Registering a Workflow#

Use ExperimentRegistry.Include() to register the workflow with Scythe:

from scythe.registry import ExperimentRegistry
from workflows.my_pipeline import my_pipeline

ExperimentRegistry.Include(my_pipeline)

This makes the workflow available for allocation via BaseExperiment and ensures workers can serve it.

Note

Include() accepts both Standalone and Workflow objects. For standalone tasks created by @ExperimentRegistry.Register(), registration happens automatically via the decorator.

Allocating a Workflow#

from scythe.experiments import BaseExperiment
from workflows.my_pipeline import my_pipeline, PipelineInput

experiment = BaseExperiment(runnable=my_pipeline)

spec = PipelineInput(
    temperature=300.0,
    pressure=1e5,
    experiment_id="placeholder",
    sort_index=0,
)

run, ref = experiment.allocate(spec, version="bumpminor")

Return Types#

The return type of allocate() depends on how it is called:

Allocation style Return type
Sequence[TInput] tuple[ExperimentRun, TaskRunRef]
Single TInput tuple[ExperimentRun, WorkflowRunRef]

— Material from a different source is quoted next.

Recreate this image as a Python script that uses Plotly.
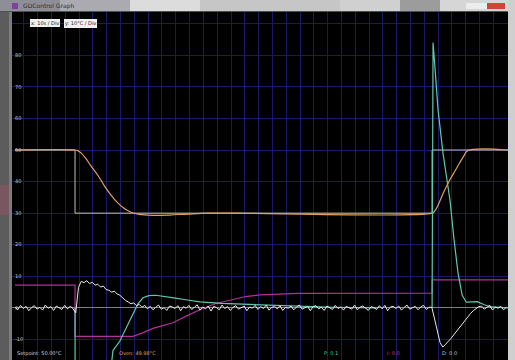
import plotly.graph_objects as go

# ---- data (time in seconds, values in °C / controller units) ----
sp_t = [0, 43.5, 43.5, 302.2, 302.2, 357.2]
sp_v = [50, 50, 30, 30, 50, 50]

oven_t = [0, 43.5, 45.5, 48, 51, 55, 60, 65, 70, 75, 80, 84, 90, 100, 112, 125, 140, 160,
          302.2, 304, 306, 308, 311, 315, 319, 322, 325, 328, 357.2]
oven_v = [50, 50, 49.8, 49, 47.5, 45, 42, 38.5, 35.5, 33, 31.2, 30.3, 29.6, 29.3, 29.4, 29.7, 30, 30,
          30, 30.6, 32, 34, 37, 40.5, 43.5, 45.8, 48, 49.8, 50]

mag_t = [0, 43.5, 43.5, 85.5, 92, 100, 107, 114.5, 124, 134, 145, 158, 167, 177.5, 190, 205,
         302.2, 302.2, 357.2]
mag_v = [7.2, 7.2, -9, -9, -8, -6.5, -5.6, -4.7, -2.6, -0.6, 1.3, 2.8, 3.6, 4.1, 4.4, 4.6,
         4.7, 8.9, 8.9]

teal_t = [43.5, 43.6, 68, 71, 76, 81, 85.5, 89, 92.7, 97, 102, 108, 115, 125, 134, 150, 165, 178,
          200, 230, 262, None,
          302.2, 302.9, 304.3, 306.5, 310.1, 315.2, 318, 321, 324, 327, 331, 335, 340, 345, 357.2]
teal_v = [0, -40, -25, -13.5, -10.5, -6, -1.6, 1.2, 3.2, 3.9, 4.0, 3.7, 3.2, 2.5, 1.9, 1.4, 1.2, 1.0,
          0.6, 0.2, 0, None,
          0, 84, 76, 62.7, 49, 34, 22, 11, 4, 1.8, 1.9, 2.0, 1.0, 0.3, 0]

# white trace sampled every 2 s from t = 0
white_v = [
    # t 0..42
    0.3, -0.6, 0.8, -0.2, 0.5, -0.9, 0.1, 0.7, -0.4, 0.2, -0.7, 0.9, -0.1, 0.4, -0.8, 0.6,
    0.0, -0.5, 0.8, -0.3, 0.5, -0.2,
    # t 44..96
    -1.6, 6.5, 8.4, 8.0, 8.6, 7.7, 8.1, 7.2, 7.5, 6.6, 6.9, 5.8, 5.6, 5.0, 5.3, 4.4, 4.0, 3.1,
    2.4, 1.9, 1.3, 1.6, 0.7, 1.1, 0.2, 0.8, -0.3,
    # t 98..300
    0.5, -0.6, 0.2, 0.9, -0.4, 0.1, -0.8, 0.6, 0.3, -0.2,
    0.7, -0.9, 0.4, -0.1, 0.8, -0.5, 0.2, 1.0, -0.7, 0.3,
    -0.3, 0.6, -1.0, 0.5, 0.1, -0.6, 0.9, -0.2, 0.4, -0.8,
    0.2, 0.7, -0.4, 0.0, 0.6, -0.9, 0.3, -0.1, 0.8, -0.5,
    0.4, -0.2, 0.9, -0.7, 0.1, 0.5, -0.3, 0.7, -0.8, 0.2,
    -0.1, 0.6, -0.6, 0.3, 0.9, -0.4, 0.0, 0.5, -0.9, 0.4,
    0.7, -0.3, 0.2, -0.8, 0.6, 0.1, -0.5, 0.8, -0.2, 0.3,
    -0.7, 0.5, 0.0, -0.4, 0.9, -0.6, 0.2, 0.6, -0.1, -0.8,
    0.4, 0.1, -0.5, 0.7, -0.3, 0.8, -0.9, 0.3, 0.5, -0.2,
    0.6, -0.7, 0.2, 0.9, -0.4, 0.0, 0.5, -0.6, 0.3, 0.8,
    -0.5, 0.2,
    # t 302..336
    0.2, -3.5, -7.5, -11, -12.4, -11.6, -10.6, -9.6, -8.5, -7.2, -6.0, -5.0, -3.8, -2.8,
    -1.8, -0.9, -0.2, 0.4,
    # t 338..356
    0.6, -0.4, 0.2, 0.8, -0.7, 0.3, -0.1, 0.5, -0.6, 0.2,
]
white_t = [2 * i for i in range(len(white_v))]

y_ticks = [-10, 0, 10, 20, 30, 40, 50, 60, 70, 80, 90]
y_tick_text = ["-10", "0", "10", "20", "30", "40", "50", "60", "70", "80", ""]

status = [("Setpoint: 50.00°C", 15, "#d8d8d8"), ("Oven: 49.98°C", 117, "#e0a040"),
          ("P: 0.1", 322, "#50c890"), ("I: 0.0", 385, "#c040a0"), ("D: 0.0", 440, "#c8c8c8")]

W, H = 515, 360
L, R, T, B = 12, 7, 12, 0


def px(x):
    return (x - L) / (W - L - R)


def py(y):
    return (H - B - y) / (H - T - B)


fig = go.Figure()
fig.add_trace(go.Scatter(x=sp_t, y=sp_v, mode="lines", line=dict(color="#c4c0b0", width=1)))
fig.add_trace(go.Scatter(x=oven_t, y=oven_v, mode="lines", line=dict(color="#e0a060", width=1.2),
                         line_shape="spline"))
fig.add_trace(go.Scatter(x=mag_t, y=mag_v, mode="lines", line=dict(color="#b0309a", width=1.2)))
fig.add_trace(go.Scatter(x=teal_t, y=teal_v, mode="lines", line=dict(color="#60c8b0", width=1.2)))
fig.add_trace(go.Scatter(x=white_t, y=white_v, mode="lines", line=dict(color="#e8e8e8", width=1)))

shapes = []


def rect(x0, y0, x1, y1, color):
    shapes.append(dict(type="rect", xref="paper", yref="paper", x0=px(x0), x1=px(x1),
                       y0=py(y1), y1=py(y0), fillcolor=color, line=dict(width=0), layer="above"))


# window chrome
rect(0, 0, 60, 12, "#8e8e98")
rect(60, 0, 130, 12, "#aaaab0")
rect(130, 0, 200, 12, "#dcdcdc")
rect(200, 0, 340, 12, "#c6c6c6")
rect(340, 0, 400, 12, "#d0d0d0")
rect(400, 0, 440, 12, "#9c9c9c")
rect(440, 0, 515, 12, "#d6d6d6")
rect(466, 3, 487, 9, "#ececec")
rect(487, 3, 505, 9, "#d04434")
rect(0, 11, 515, 12, "#505050")
rect(12, 3, 18, 9, "#8040a0")
rect(0, 12, 12, 360, "#5c5c5c")
rect(0, 185, 12, 215, "#7a5660")
rect(9, 12, 12, 360, "#7c7c7c")
rect(508, 0, 515, 360, "#cfcfcf")

annotations = [dict(text="GDControl Graph", x=px(21), y=py(6), xref="paper", yref="paper",
                    xanchor="left", yanchor="middle", showarrow=False,
                    font=dict(size=6, color="#303030", family="DejaVu Sans"))]
for txt, cx in [("x: 10s / Div", 45), ("y: 10°C / Div", 80)]:
    annotations.append(dict(text=txt, x=px(cx), y=py(23), xref="paper", yref="paper",
                            xanchor="center", yanchor="middle", showarrow=False,
                            bgcolor="#f0f0f0", bordercolor="#a0a0a0", borderwidth=0, borderpad=1,
                            font=dict(size=5, color="#202020", family="DejaVu Sans")))
for txt, x0, col in status:
    annotations.append(dict(text=txt, x=px(x0), y=py(353), xref="paper", yref="paper",
                            xanchor="left", yanchor="middle", showarrow=False,
                            font=dict(size=5, color=col, family="DejaVu Sans")))

fig.update_layout(
    width=W, height=H, autosize=False,
    margin=dict(l=L, r=R, t=T, b=B, pad=0),
    paper_bgcolor="#b8b8b8", plot_bgcolor="#000000",
    showlegend=False,
    shapes=shapes, annotations=annotations,
    xaxis=dict(range=[-2.17, 357.2], tick0=6.5, dtick=10, showticklabels=False,
               showgrid=True, gridcolor="#18186c", gridwidth=1, zeroline=False, showline=False,
               ticks=""),
    yaxis=dict(range=[-16.5, 93.7], tickvals=y_ticks, ticktext=y_tick_text,
               ticklabelposition="inside", tickfont=dict(size=5, color="#c8c8c8", family="DejaVu Sans"),
               showgrid=True, gridcolor="#18186c", gridwidth=1,
               zeroline=True, zerolinecolor="#808080", zerolinewidth=1, showline=False, ticks=""),
)

fig.write_html("out.html", config={"displayModeBar": False},
               post_script="document.body.style.margin='0';document.body.style.padding='0';"
                           "document.body.style.overflow='hidden';")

Both TaskRunRef and WorkflowRunRef support .result() for blocking and .aio_result() for async:

result = ref.result()
# or: result = await ref.aio_result()

S3 Layout Differences#

Single-spec experiment runs use the same S3 directory structure as batch experiments, with one addition:

<bucket_prefix>/<experiment_name>/<version>/<timestamp>/
├── manifest.yml
├── experiment_io_spec.yml
├── input_artifacts.yml
├── specs.pq
├── workflow_spec.yml          # <-- only for single-spec runs
├── artifacts/
└── ...

The workflow_spec.yml file contains the serialized input spec for the run.

Worker Setup#

Workers serving Workflow runnables should pass them via additional_workflows:

from scythe.worker import ScytheWorkerConfig
from workflows.my_pipeline import my_pipeline

config = ScytheWorkerConfig()
config.start(additional_workflows=[my_pipeline])

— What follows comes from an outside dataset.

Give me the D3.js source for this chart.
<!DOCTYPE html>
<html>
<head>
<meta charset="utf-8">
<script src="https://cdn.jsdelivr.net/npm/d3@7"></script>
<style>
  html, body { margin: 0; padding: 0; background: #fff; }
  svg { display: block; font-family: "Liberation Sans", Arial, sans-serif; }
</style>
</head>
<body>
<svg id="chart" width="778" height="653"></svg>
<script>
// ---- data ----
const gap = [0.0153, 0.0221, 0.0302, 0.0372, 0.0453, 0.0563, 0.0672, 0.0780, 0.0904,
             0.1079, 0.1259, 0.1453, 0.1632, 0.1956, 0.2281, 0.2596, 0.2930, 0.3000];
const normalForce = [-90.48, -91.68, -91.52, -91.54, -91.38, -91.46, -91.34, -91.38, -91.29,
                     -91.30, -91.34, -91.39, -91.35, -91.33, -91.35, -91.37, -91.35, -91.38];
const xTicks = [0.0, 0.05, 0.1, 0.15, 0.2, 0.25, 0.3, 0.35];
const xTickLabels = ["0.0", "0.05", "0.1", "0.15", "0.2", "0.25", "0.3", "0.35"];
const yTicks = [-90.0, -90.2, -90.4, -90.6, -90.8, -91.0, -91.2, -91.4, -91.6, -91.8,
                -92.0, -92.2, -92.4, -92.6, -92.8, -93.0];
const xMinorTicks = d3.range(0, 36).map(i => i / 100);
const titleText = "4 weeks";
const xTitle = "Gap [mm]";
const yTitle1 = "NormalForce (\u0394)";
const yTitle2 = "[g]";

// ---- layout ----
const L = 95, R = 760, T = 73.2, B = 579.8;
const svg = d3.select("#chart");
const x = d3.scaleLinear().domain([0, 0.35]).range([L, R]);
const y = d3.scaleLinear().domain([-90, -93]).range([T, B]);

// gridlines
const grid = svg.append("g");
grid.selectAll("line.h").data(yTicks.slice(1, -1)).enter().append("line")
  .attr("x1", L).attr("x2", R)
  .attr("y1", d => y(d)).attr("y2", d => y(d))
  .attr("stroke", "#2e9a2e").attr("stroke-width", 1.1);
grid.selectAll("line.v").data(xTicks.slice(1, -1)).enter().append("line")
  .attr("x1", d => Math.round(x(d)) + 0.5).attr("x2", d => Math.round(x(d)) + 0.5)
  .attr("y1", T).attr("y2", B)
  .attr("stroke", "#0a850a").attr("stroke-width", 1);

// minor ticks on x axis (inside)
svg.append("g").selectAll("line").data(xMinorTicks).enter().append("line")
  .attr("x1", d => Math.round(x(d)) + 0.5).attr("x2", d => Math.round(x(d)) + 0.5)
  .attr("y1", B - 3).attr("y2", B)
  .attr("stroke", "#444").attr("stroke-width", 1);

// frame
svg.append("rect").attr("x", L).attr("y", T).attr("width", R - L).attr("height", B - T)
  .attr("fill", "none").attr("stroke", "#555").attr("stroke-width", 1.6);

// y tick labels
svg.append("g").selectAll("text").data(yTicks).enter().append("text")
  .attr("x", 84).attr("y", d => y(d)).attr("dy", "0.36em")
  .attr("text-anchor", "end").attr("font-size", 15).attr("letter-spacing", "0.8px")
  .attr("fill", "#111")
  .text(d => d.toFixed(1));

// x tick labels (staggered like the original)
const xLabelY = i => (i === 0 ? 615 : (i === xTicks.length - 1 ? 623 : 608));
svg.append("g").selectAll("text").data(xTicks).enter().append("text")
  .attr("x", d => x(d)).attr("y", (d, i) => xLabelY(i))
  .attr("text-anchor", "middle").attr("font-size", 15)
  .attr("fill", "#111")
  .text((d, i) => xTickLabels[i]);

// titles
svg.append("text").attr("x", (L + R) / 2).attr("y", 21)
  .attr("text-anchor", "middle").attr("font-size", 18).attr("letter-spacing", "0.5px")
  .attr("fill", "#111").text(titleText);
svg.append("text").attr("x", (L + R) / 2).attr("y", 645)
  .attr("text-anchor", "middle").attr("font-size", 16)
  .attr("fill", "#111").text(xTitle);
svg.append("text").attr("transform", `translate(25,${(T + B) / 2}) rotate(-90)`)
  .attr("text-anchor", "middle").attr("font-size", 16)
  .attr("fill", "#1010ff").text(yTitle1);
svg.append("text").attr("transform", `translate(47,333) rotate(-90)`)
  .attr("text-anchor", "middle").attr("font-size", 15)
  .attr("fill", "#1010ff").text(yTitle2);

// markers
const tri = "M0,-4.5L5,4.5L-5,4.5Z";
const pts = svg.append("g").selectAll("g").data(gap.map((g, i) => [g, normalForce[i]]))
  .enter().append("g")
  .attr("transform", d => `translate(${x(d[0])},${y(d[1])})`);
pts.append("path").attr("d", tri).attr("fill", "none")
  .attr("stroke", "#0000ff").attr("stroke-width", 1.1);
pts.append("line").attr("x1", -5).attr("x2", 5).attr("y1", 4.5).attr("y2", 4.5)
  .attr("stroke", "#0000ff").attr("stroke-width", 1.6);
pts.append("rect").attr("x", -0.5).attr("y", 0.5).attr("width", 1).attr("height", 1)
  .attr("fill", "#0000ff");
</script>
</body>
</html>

Standalone runnables are served automatically when registered with @ExperimentRegistry.Register() -- no extra worker configuration is needed for single-spec Standalone runs.

Limitations#

  • No batching for Workflows -- Workflow runnables do not currently support batch allocation. Passing a Sequence of specs to a Workflow runnable raises a TypeError. If you need to run a workflow across many specs, allocate each spec individually.
  • No output validator for Workflows -- Workflow runnables do not expose an output_validator_type, so the output schema section of experiment_io_spec.yml will be NoneType.
  • No scatter/gather for single-spec runs -- Result aggregation via the scatter/gather tree is not available for single-spec allocations. For Workflows, the workflow handles its own result logic.